Kita mengetahui, bahwa tuntutan atas hidup dan kehidupan diwarnai kenikmatan dan penderitaan, kekayaan dan kemiskinan, kebahagian dan kesengsaraan silih berganti meninggalkan kesan atau ingatan yang tidak terlupakan. Semuanya itu berbeda dengan logika hukum mengenai penerapan poligami dalam masyarakat. Kehidupan kadangkala diperlukan permasalahan kontroversial. Sementara, poligami dengan perumusan konsep tentangnya hingga sekarang belum diketahui dimana ujung pangkalnya. Sebagian besar orang masih mengingat, hidup dan kehidupan ini keras, dinamis dan penuh tantangan yang membuat akan diuji sejauh mana kita dapat bertahan, berjuang atau melarikan diri bahkan menyesali dan mengutuk kehidupan hanya karena bernasib malang pada dirinya.

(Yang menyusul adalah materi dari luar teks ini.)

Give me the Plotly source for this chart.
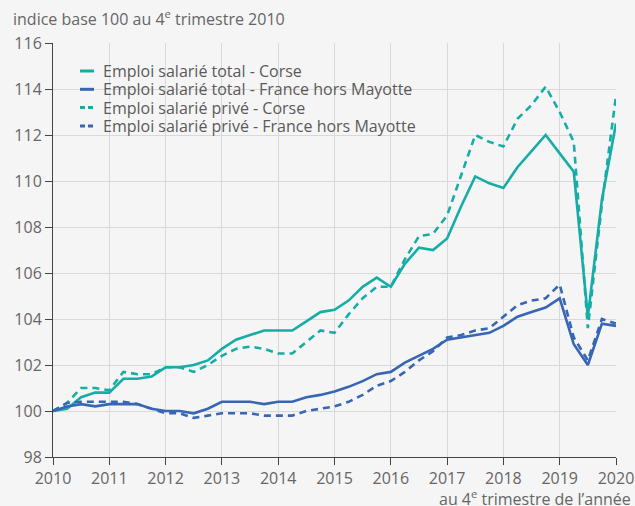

Pengendalian dan pembatasan hukum poligami membuat setiap orang perlu berpikir ulang. Sebagaimana pengakuan aparat pemerintah melibatkan kategorisasi seperti sehat jasmani dan rohani maupun secara ekonomi. Penyesuaian salah pasangan suami istri itu bergantung pada pembatasan jumlah pasangan, diantaranya beristeri hingga empat. Satu hal perlu mendapat perhatian terhadap keadilan hukum tentang poligami, bahwa apapun konsep dan bentuknya tidak menyeret nilai dan penerapannya yang berlaku hanya pada wilayah tertentu. Anehnya, ada dua kondisi (i) hasrat berpoligami bersifat mikrokosmik, yaitu kecenderungan normal dan aktual dari salah satunya, antara pria dan wanita untuk memiliki perasaan saling menyayangi menuju ikatan pernikahan sebagai bagian dari nilai universal yang partikular (bersifat lokal, pribadi tetapi berlaku secara umum yang menyertakan dorongan hasrat); dan (ii) meskipun nilai kemanusiaan akan kasih sayang dan kecintaan yang abstrak sebagai nilai universal, tetapi nilai-nilai tersebut tidak dapat direpresi apalagi diabsolutkan menjadi ketentuan umum dan berlaku bagi setiap individu dan setiap masyarakat, sekalipun secara normal setiap orang memiliki kecenderungan dan potensi ke arah sana. Untungnya, pra deklarasi poligami masih bersifat lokal. Jadi, hasrat universal sebagai nilai yang dipenuhi melalui kasih sayang sesama manusia akan solid jika dipenuhi juga secara partikular (khusus). Kata lain, biarlah poligami menjadi potensi setiap pria dalam wilayah (lokal) masing-masing, tetapi tidak mudah dipaksakan nilai dan penerapannya di tingkat yang lebih luas dan besar cakupannya (universal). Kita perlu mengakui, poligami merupakan bagian dari perjuangan simbolik tanpa dominasi kelas, hirarki, dan sistem relasi lainnya (seperti maskulin-feminim, pria-wanita, perjaka-perawan, negara-rakyat). Pada tingkat atas, dari sisi kepemerintahan menciptakan rezim tanda hasrat untuk berkuasa pada pasangan lebih dari satu perlu memberikan teladan dan latihan sosial terhadap tingkat dibawahnya melalui pendidikan seks yang terspiritualkan, bukan aba-abu atau hanya selingan permainan boneka mainan belaka. Dalam perjuangan simbolik dan sosial bertugas untuk membebaskan diri kita dari cinta bernafsu nan gelap dan basah-basah. Ataukah mungkin dimulai dari basa-basi belaka? Saya kira demikian tidak relevan lagi untuk membicarakannya. Ada kemungkinan permasalahan lebih serius bin krusial selain permasalahan poligami.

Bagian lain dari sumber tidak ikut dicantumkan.